**What to do:**
Track down the lines that contain "this" and copy them.

**Entries supplied:**

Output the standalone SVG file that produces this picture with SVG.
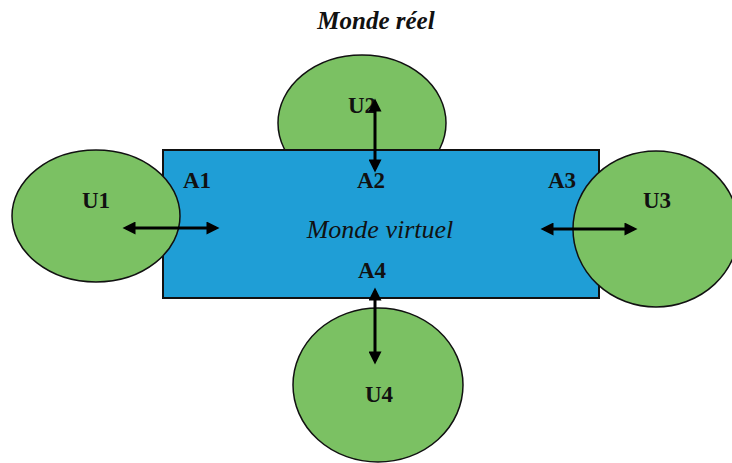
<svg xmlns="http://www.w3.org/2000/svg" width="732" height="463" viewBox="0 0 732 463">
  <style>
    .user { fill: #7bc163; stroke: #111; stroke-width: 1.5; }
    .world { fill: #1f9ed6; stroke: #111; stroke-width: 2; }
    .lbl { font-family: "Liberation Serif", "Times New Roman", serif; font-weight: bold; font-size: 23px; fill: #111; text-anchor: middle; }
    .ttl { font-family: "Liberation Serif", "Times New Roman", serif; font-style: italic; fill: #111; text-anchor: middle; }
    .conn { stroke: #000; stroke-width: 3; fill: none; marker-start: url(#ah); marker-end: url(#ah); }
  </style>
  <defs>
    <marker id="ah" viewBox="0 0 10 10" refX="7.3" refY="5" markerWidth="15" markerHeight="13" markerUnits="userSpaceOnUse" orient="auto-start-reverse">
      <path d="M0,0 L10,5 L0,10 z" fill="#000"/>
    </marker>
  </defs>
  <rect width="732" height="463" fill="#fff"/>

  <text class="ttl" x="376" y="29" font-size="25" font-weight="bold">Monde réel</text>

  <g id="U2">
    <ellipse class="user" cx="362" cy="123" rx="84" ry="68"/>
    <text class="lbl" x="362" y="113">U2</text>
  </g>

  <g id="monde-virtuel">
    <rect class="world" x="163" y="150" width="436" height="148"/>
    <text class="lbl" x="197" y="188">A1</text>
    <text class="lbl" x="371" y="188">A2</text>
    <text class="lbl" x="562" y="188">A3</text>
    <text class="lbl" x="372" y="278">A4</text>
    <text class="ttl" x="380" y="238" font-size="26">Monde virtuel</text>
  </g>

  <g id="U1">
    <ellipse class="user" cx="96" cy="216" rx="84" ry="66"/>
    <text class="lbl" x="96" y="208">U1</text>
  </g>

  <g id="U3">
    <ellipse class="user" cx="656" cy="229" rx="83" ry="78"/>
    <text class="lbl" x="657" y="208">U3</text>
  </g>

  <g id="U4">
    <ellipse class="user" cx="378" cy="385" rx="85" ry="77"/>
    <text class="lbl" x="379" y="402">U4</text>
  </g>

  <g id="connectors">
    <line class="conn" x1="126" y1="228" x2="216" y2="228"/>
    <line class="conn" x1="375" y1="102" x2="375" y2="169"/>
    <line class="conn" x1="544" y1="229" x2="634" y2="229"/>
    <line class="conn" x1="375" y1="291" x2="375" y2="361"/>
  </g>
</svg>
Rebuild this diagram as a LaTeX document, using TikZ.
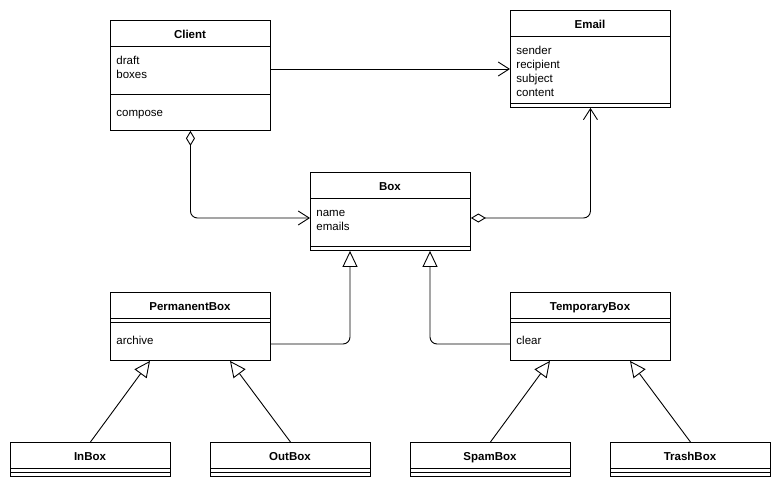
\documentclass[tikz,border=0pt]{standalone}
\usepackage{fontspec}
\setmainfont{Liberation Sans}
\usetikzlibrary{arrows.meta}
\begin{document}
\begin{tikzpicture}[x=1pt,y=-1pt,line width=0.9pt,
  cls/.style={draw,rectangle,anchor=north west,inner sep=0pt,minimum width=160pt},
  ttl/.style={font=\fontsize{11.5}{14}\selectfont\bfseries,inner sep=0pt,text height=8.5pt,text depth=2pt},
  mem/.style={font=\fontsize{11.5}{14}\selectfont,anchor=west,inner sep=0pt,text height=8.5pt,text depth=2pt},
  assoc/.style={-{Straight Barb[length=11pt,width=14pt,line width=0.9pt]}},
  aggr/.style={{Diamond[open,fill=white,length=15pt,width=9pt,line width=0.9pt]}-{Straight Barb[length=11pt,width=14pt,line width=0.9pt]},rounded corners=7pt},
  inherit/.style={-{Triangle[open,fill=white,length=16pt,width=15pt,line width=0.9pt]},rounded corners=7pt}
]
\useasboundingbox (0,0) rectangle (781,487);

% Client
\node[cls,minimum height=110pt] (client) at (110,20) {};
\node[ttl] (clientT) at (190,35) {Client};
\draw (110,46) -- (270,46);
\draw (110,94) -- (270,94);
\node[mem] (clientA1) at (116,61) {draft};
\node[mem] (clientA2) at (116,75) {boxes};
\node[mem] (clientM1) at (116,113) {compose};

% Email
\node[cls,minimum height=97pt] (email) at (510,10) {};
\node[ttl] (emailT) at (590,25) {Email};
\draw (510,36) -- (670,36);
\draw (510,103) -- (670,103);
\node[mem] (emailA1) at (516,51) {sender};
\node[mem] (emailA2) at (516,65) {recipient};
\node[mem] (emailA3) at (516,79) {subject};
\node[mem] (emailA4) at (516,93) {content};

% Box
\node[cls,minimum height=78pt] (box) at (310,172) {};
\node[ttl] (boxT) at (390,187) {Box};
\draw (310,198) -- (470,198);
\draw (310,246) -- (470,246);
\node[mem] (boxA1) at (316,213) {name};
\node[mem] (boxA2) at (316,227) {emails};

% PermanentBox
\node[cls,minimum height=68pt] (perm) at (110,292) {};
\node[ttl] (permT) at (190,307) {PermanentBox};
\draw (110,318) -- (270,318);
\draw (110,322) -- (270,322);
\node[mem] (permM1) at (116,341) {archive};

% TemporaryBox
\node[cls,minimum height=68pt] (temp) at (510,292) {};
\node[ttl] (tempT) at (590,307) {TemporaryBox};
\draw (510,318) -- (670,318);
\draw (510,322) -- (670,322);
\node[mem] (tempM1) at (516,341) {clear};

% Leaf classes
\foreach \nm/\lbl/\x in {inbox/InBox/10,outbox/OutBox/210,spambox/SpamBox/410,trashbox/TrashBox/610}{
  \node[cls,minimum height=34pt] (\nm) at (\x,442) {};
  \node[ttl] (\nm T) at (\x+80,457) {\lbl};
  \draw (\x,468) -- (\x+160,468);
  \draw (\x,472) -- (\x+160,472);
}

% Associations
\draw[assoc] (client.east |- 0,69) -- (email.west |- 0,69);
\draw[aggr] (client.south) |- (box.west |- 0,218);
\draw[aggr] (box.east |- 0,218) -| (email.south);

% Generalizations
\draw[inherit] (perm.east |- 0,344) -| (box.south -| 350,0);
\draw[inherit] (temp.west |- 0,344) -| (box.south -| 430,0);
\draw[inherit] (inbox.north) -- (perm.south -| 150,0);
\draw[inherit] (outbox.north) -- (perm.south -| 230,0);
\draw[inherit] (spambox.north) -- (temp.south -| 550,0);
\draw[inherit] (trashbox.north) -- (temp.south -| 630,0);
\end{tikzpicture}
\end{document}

**Finished task:**
Output the standalone SVG file that produces this picture with SVG.
Rebuild this diagram as a LaTeX document, using TikZ.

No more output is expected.